この到底綺麗に終わったとは言えない終わり方は、どういう表現だろうか。
(ここでは『叛逆の物語』のことは考えないものとする。)
これを読み解くキーは、まどかの「がんばって」という声だろう。
これを判断するヒントは第一話の最初にあると思う。
劇場版ではカットされたシーンである。
第一話の冒頭、まどかは単身ワルプルギスの夜と戦うほむらを、インキュベーターから見せられ何らかの願いをし魔法少女になった。
このまどかは地球を滅ぼすであろう魔女となったのは後に解ることだが、
問題は、このまどかがどんな願いで魔法少女になったかということだ。
これは劇中に一切描いていないので想像するしかない。
そうであると同時に、製作者からの「この願いはなんなのか」という問いかけでもあると思う。
筆者だったら「あの女の子を助けたい」と思うだろう。
そしてその祈りが、巡り巡って鹿目まどか自身の、円環の理の力で、
ほむらのピンチに「がんばって」という声になって聞こえたというのが筆者の解釈である。

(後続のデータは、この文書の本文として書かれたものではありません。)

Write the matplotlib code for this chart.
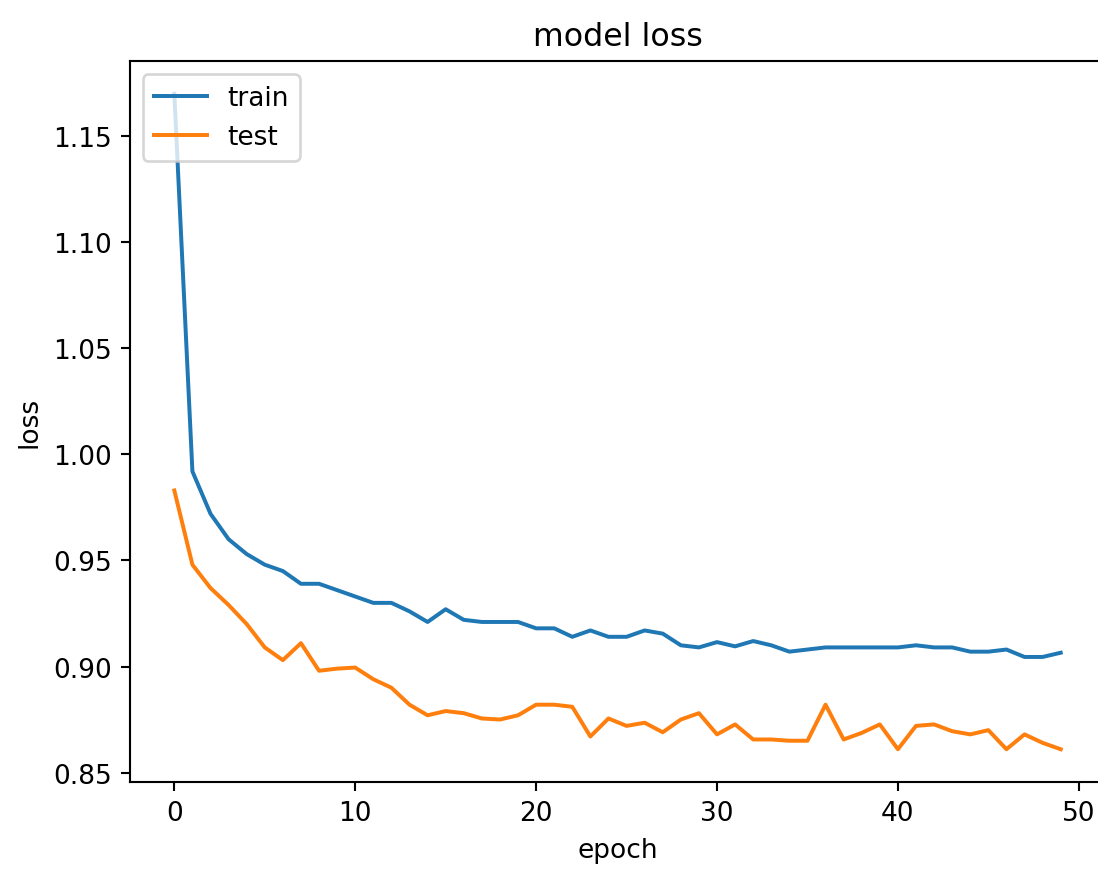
import matplotlib.pyplot as plt

# loss per epoch
train_loss = [1.170, 0.992, 0.972, 0.960, 0.953, 0.948, 0.945, 0.939, 0.939, 0.936,
              0.933, 0.930, 0.930, 0.926, 0.921, 0.927, 0.922, 0.921, 0.921, 0.921,
              0.918, 0.918, 0.914, 0.917, 0.914, 0.914, 0.917, 0.9155, 0.910, 0.909,
              0.9115, 0.9095, 0.912, 0.910, 0.907, 0.908, 0.909, 0.909, 0.909, 0.909,
              0.909, 0.910, 0.909, 0.909, 0.907, 0.907, 0.908, 0.9045, 0.9045, 0.9065]
test_loss = [0.983, 0.948, 0.937, 0.929, 0.920, 0.909, 0.903, 0.911, 0.898, 0.899,
             0.8995, 0.894, 0.890, 0.882, 0.877, 0.879, 0.878, 0.8755, 0.875, 0.877,
             0.882, 0.882, 0.881, 0.867, 0.8755, 0.872, 0.8735, 0.869, 0.875, 0.878,
             0.868, 0.8727, 0.8656, 0.8656, 0.865, 0.865, 0.882, 0.8656, 0.8687, 0.8727,
             0.861, 0.872, 0.8727, 0.8695, 0.868, 0.870, 0.861, 0.868, 0.864, 0.861]
epochs = list(range(len(train_loss)))

# the original is a default keras history plot blown up, so keep default sizes at high dpi
DPI = 190
fig = plt.figure(figsize=(1098 / DPI, 870 / DPI), dpi=DPI)
ax = fig.add_axes([0.1184, 0.1, 0.888, 0.8287])

ax.plot(epochs, train_loss, label="train")
ax.plot(epochs, test_loss, label="test")

ax.set_title("model loss")
ax.set_ylabel("loss")
ax.set_xlabel("epoch")
ax.set_xticks([0, 10, 20, 30, 40, 50])
ax.set_yticks([0.85, 0.90, 0.95, 1.00, 1.05, 1.10, 1.15])
ax.legend(loc="upper left")

fig.savefig("out.png", dpi=DPI)
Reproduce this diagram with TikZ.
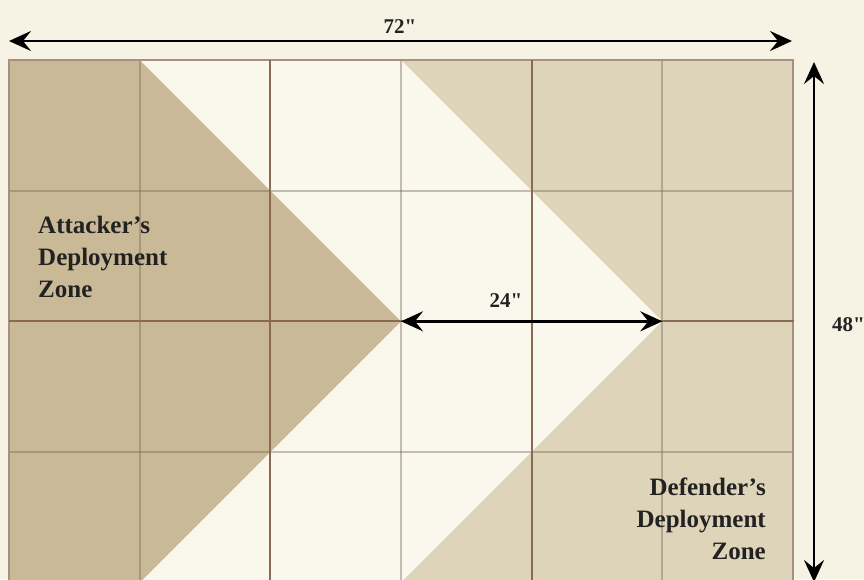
\documentclass[tikz,border=0pt]{standalone}
\usepackage{fontspec}
\setmainfont{Liberation Serif}[Ligatures=TeXOff]
\usetikzlibrary{arrows.meta}

\definecolor{paper}{HTML}{F6F3E4}
\definecolor{cell}{HTML}{FAF8EC}
\definecolor{attack}{HTML}{C9B996}
\definecolor{defend}{HTML}{DED4B9}
\definecolor{rule}{HTML}{8A6A52}
\definecolor{faint}{HTML}{7A6A5A}
\definecolor{edge}{HTML}{A89080}
\definecolor{ink}{HTML}{222222}

\begin{document}
\begin{tikzpicture}[x=1pt,y=-1pt,
  dimtip/.tip={Stealth[length=22pt,width=20pt,inset=8pt]},
  dimline/.style={line width=2.9pt,black,dimtip-dimtip},
  minorline/.style={faint,opacity=0.42,line width=2.2pt},
  majorline/.style={rule,line width=2.2pt},
  zonelabel/.style={font=\fontsize{25}{32}\selectfont\bfseries,text=ink,inner sep=0pt},
  measure/.style={font=\fontsize{21}{24}\selectfont\bfseries,text=ink,inner sep=0pt}]
\def\cw{130.667}
\clip (0,0) rectangle (864,579);
\fill[paper] (0,0) rectangle (864,579);

% board corners
\coordinate (nw) at (9,60);
\coordinate (ne) at (793,60);
\coordinate (se) at (793,582.7);
\coordinate (sw) at (9,582.7);
\coordinate (mid) at (401,321.3);
\coordinate (apex) at (662.3,321.3);

% table surface
\fill[cell] (nw) rectangle (se);

% deployment zones
\fill[attack] (nw) -- ({9+\cw},60) -- (mid) -- ({9+\cw},582.7) -- (sw) -- cycle;
\fill[defend] (401,60) -- (ne) -- (se) -- (401,582.7) -- (apex) -- cycle;

% 12" grid
\foreach \i in {1,3,5} \draw[minorline] ({9+\i*\cw},60) -- ({9+\i*\cw},582.7);
\foreach \j in {1,3} \draw[minorline] (9,{60+\j*\cw}) -- (793,{60+\j*\cw});
\draw[edge,line width=2.2pt] (sw) -- (nw) -- (ne) -- (se);
\foreach \i in {2,4} \draw[majorline] ({9+\i*\cw},60) -- ({9+\i*\cw},582.7);
\draw[majorline] (9,321.3) -- (794,321.3);

% zone labels (base anchor sits on the last line)
\node[zonelabel,align=left,anchor=base west] (atk) at (38,297)
  {Attacker’s\\Deployment\\Zone};
\node[zonelabel,align=right,anchor=base east] (def) at (766,559)
  {Defender’s\\Deployment\\Zone};

% dimensions
\coordinate (wl) at (9,41);
\coordinate (wr) at (792,41);
\draw[dimline] (wl) -- (wr);
\node[measure,anchor=base] (w72) at (400,33) {72"};

\coordinate (ht) at (814,62);
\coordinate (hb) at (814,582);
\draw[dimline] (ht) -- (hb);
\node[measure,anchor=base west] (h48) at (832,331) {48"};

\draw[dimline] (mid) -- (apex);
\node[measure,anchor=base] (d24) at (506,307) {24"};
\end{tikzpicture}
\end{document}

そう考えると、物理的に「助けたい」というシンプルな願いであるからこそ、ほむらの境遇には、よりハートフルなものである一方。
ほむらの失敗の結果である、円環の理の作用でもある。
この「がんばって」を聞いて謎の微笑をし死地に飛び込んでいったほむらの成長は、
製作者が意図的に曖昧にしていると思う。
ほむらがまどかのいなくなった世界で自分の人生を生き、成長し死地に飛び込んでいったか?
まどかのいなくなった世界での、ほむらの成長というテーマは、重い。
ただ見ているだけでも重さがあるのは解るはずだ。
そこに加え、叙述トリックで隠された部分、
鹿目まどかが成長できず死ぬことさえできなくなったことと、
美樹さやかが残酷に成長して死んでいったこと、
そしてほむら本人が気づいていない暁美ほむらの物語を加えて考えると。
ほむらの成長というテーマは、壮絶という一言では言い表せないくらい、とんでもなく重いものになる。
『叛逆の物語』のことを考えなくても、ほむらがそれらのことをどれだけ解ったかは怪しい。
それでも、まどかとさやかのことを背負ってほむらが生き、死地に飛び込んでいったと言っていいだろう。
まどかとさやかのトリックで隠された部分と、曖昧にされたほむらの成長とを併せて、
視聴者に、「成長」というテーマを突きつけてくる、
この重く強烈なラストこそTV版の真骨頂であり、シリーズの最高到達点だろう。